>>>>>
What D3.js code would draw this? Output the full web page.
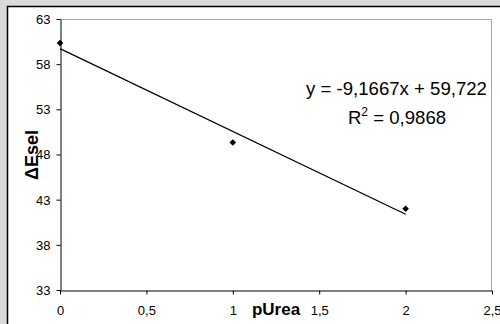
<!DOCTYPE html>
<html><head><meta charset="utf-8">
<script src="https://cdn.jsdelivr.net/npm/d3@7"></script>
<style>html,body{margin:0;padding:0;background:#d9d9d9;}svg{display:block;}</style>
</head><body>
<svg id="c" width="500" height="324"></svg>
<script>
const xValues = [0, 1, 2];
const yValues = [60.33, 49.33, 42.0];
const xTicks = [0, 0.5, 1, 1.5, 2, 2.5];
const yTicks = [33, 38, 43, 48, 53, 58, 63];
const slope = -9.1667, intercept = 59.722;
const trendX = [0, 2];
const eqText = "y = -9,1667x + 59,722";
const r2Value = "0,9868";
const xTitle = "pUrea", yTitle = "\u0394Esel";

const svg = d3.select("#c");
const fmt = v => String(v).replace(".", ",");
const F = "Liberation Sans, Arial, sans-serif";

// outer frame
svg.append("rect").attr("x", 0).attr("y", 0).attr("width", 500).attr("height", 324).attr("fill", "#d9d9d9");
svg.append("rect").attr("x", 7.5).attr("y", 6.5).attr("width", 520).attr("height", 340)
  .attr("fill", "#fff").attr("stroke", "#000").attr("stroke-width", 1.5);

const x = d3.scaleLinear().domain([0, 2.5]).range([60, 492]);
const y = d3.scaleLinear().domain([33, 63]).range([290, 19]);

// plot border (top/right gray)
svg.append("path").attr("d", `M${x(0)},${y(63)+0.5}H${x(2.5)-0.5}V${y(33)}`)
  .attr("fill", "none").attr("stroke", "#a6a6a6").attr("stroke-width", 1);

// axes
const gx = svg.append("g").attr("transform", `translate(0,${y(33)+0.5})`)
  .call(d3.axisBottom(x).tickValues(xTicks).tickFormat(fmt).tickSize(4).tickSizeOuter(0));
const gy = svg.append("g").attr("transform", `translate(${x(0)+0.5},0)`)
  .call(d3.axisLeft(y).tickValues(yTicks).tickSize(4).tickSizeOuter(0));
[gx, gy].forEach(g => {
  g.select(".domain").attr("stroke", "#000");
  g.selectAll(".tick line").attr("stroke", "#000");
  g.selectAll("text").attr("font-family", F).attr("font-size", 13).attr("fill", "#000");
});
gx.selectAll("text").attr("dy", 0).attr("y", 24);
gy.selectAll("text").attr("x", -10).attr("dy", "0.34em");

// trend line
svg.append("line")
  .attr("x1", x(trendX[0])).attr("y1", y(slope*trendX[0]+intercept))
  .attr("x2", x(trendX[1])).attr("y2", y(slope*trendX[1]+intercept))
  .attr("stroke", "#000").attr("stroke-width", 1.2);

// points (diamonds)
const pts = xValues.map((v, i) => [v, yValues[i]]);
svg.selectAll("path.pt").data(pts).enter().append("path").attr("class", "pt")
  .attr("d", d => { const cx = x(d[0]), cy = y(d[1]), r = 3.3;
    return `M${cx},${cy-r}L${cx+r},${cy}L${cx},${cy+r}L${cx-r},${cy}Z`; })
  .attr("fill", "#000");

// equation
svg.append("text").attr("x", 396.5).attr("y", 95).attr("text-anchor", "middle")
  .attr("font-family", F).attr("font-size", 18.6).text(eqText);
const r2 = svg.append("text").attr("x", 397).attr("y", 124).attr("text-anchor", "middle")
  .attr("font-family", F).attr("font-size", 18.6);
r2.append("tspan").text("R");
r2.append("tspan").attr("dy", -8).attr("font-size", 12).text("2");
r2.append("tspan").attr("dy", 8).text(" = " + r2Value);

// axis titles
svg.append("text").attr("x", 276).attr("y", 315).attr("text-anchor", "middle")
  .attr("font-family", F).attr("font-size", 17).attr("font-weight", "bold").text(xTitle);
svg.append("text").attr("transform", "translate(38,155) rotate(-90)").attr("text-anchor", "middle")
  .attr("font-family", F).attr("font-size", 18).attr("font-weight", "bold").text(yTitle);
</script>
</body></html>
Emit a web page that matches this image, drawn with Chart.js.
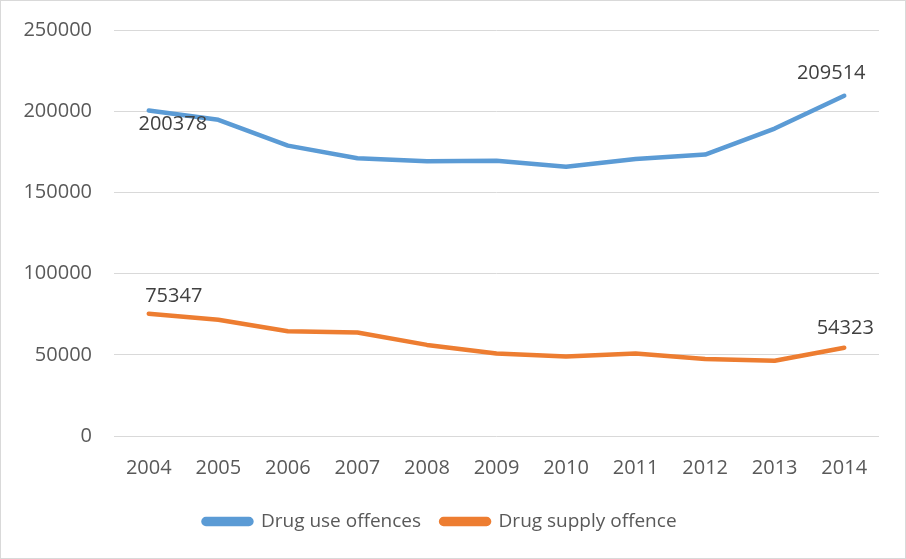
<!DOCTYPE html>
<html>
<head>
<meta charset="utf-8">
<script src="https://cdn.jsdelivr.net/npm/chart.js@4.4.1/dist/chart.umd.min.js"></script>
<style>
    html, body { margin: 0; padding: 0; background: #fff; }
    #wrap {
        position: absolute; left: 0; top: 0;
        width: 906px; height: 559px;
        box-sizing: border-box;
        border: 1px solid #d9d9d9;
    }
    canvas { display: block; }
</style>
</head>
<body>
<div id="wrap"><canvas id="chart" width="904" height="557"></canvas></div>
<script>
// data
const years = ['2004', '2005', '2006', '2007', '2008', '2009', '2010', '2011', '2012', '2013', '2014'];
const drugUse = [200378, 194700, 178800, 171000, 169200, 169500, 165800, 170500, 173300, 189300, 209514];
const drugSupply = [75347, 71600, 64500, 63700, 56100, 50800, 48900, 50800, 47400, 46300, 54323];
const seriesNames = ['Drug use offences', 'Drug supply offence'];

const BLUE = '#5B9BD5';
const ORANGE = '#ED7D31';
const TEXT = '#595959';
const FONT = "'Open Sans', 'Noto Sans', sans-serif";
const FSIZE = 20;

// value labels on first and last point (offsets relative to the point)
const labelOffsets = [
    { first: [24, 14], last: [-13, -22] },
    { first: [25, -17], last: [1, -19] }
];

const endLabels = {
    id: 'endLabels',
    afterDatasetsDraw(chart) {
        const ctx = chart.ctx;
        ctx.save();
        ctx.font = FSIZE + 'px ' + FONT;
        ctx.fillStyle = '#404040';
        ctx.textAlign = 'center';
        ctx.textBaseline = 'middle';
        chart.data.datasets.forEach((ds, di) => {
            const meta = chart.getDatasetMeta(di);
            const n = ds.data.length;
            const p0 = meta.data[0], pN = meta.data[n - 1];
            const o = labelOffsets[di];
            ctx.fillText(String(ds.data[0]), p0.x + o.first[0], p0.y + o.first[1]);
            ctx.fillText(String(ds.data[n - 1]), pN.x + o.last[0], pN.y + o.last[1]);
        });
        ctx.restore();
    }
};

new Chart(document.getElementById('chart'), {
    type: 'line',
    data: {
        labels: years,
        datasets: [
            {
                label: seriesNames[0],
                data: drugUse,
                borderColor: BLUE,
                backgroundColor: BLUE,
                borderWidth: 4.5,
                borderCapStyle: 'round',
                borderJoinStyle: 'round',
                pointRadius: 0,
                tension: 0
            },
            {
                label: seriesNames[1],
                data: drugSupply,
                borderColor: ORANGE,
                backgroundColor: ORANGE,
                borderWidth: 4.5,
                borderCapStyle: 'round',
                borderJoinStyle: 'round',
                pointRadius: 0,
                tension: 0
            }
        ]
    },
    options: {
        responsive: false,
        animation: false,
        layout: { padding: { left: 0, right: 26, top: 29, bottom: 17 } },
        plugins: {
            legend: {
                position: 'bottom',
                labels: {
                    boxWidth: 48,
                    boxHeight: 5,
                    useBorderRadius: true,
                    borderRadius: 2.5,
                    padding: 20,
                    color: TEXT,
                    font: { family: FONT, size: 19 }
                }
            },
            tooltip: { enabled: false }
        },
        scales: {
            x: {
                offset: true,
                grid: { display: false, drawTicks: false },
                border: { display: false },
                ticks: {
                    color: TEXT,
                    font: { family: FONT, size: FSIZE },
                    padding: 20,
                    maxRotation: 0
                },
                afterFit(scale) { scale.height = 56; }
            },
            y: {
                min: 0,
                max: 250000,
                grid: { color: '#d9d9d9', lineWidth: 1, drawTicks: false },
                border: { display: false },
                ticks: {
                    stepSize: 50000,
                    color: TEXT,
                    font: { family: FONT, size: FSIZE },
                    padding: 22,
                    callback: v => String(v)
                },
                afterFit(scale) {
                    scale.width = 113;
                    scale.paddingTop = 0;
                    scale.paddingBottom = 0;
                }
            }
        }
    },
    plugins: [endLabels]
});
</script>
</body>
</html>
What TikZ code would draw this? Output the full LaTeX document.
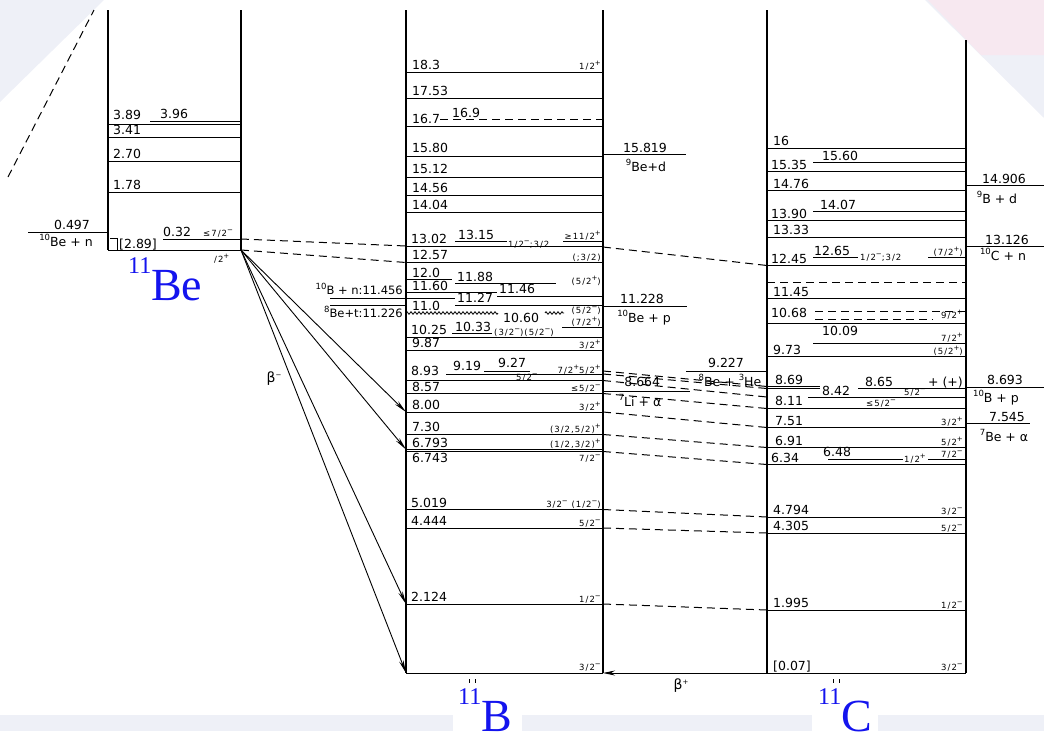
<<<<<
## TASK GOAL
Go through the listing above and pull out each line containing the word "code".

## OUTPUT FOR THIS TASK
What D3.js code would draw this? Output the full web page.
What TikZ code would draw this? Output the full LaTeX document.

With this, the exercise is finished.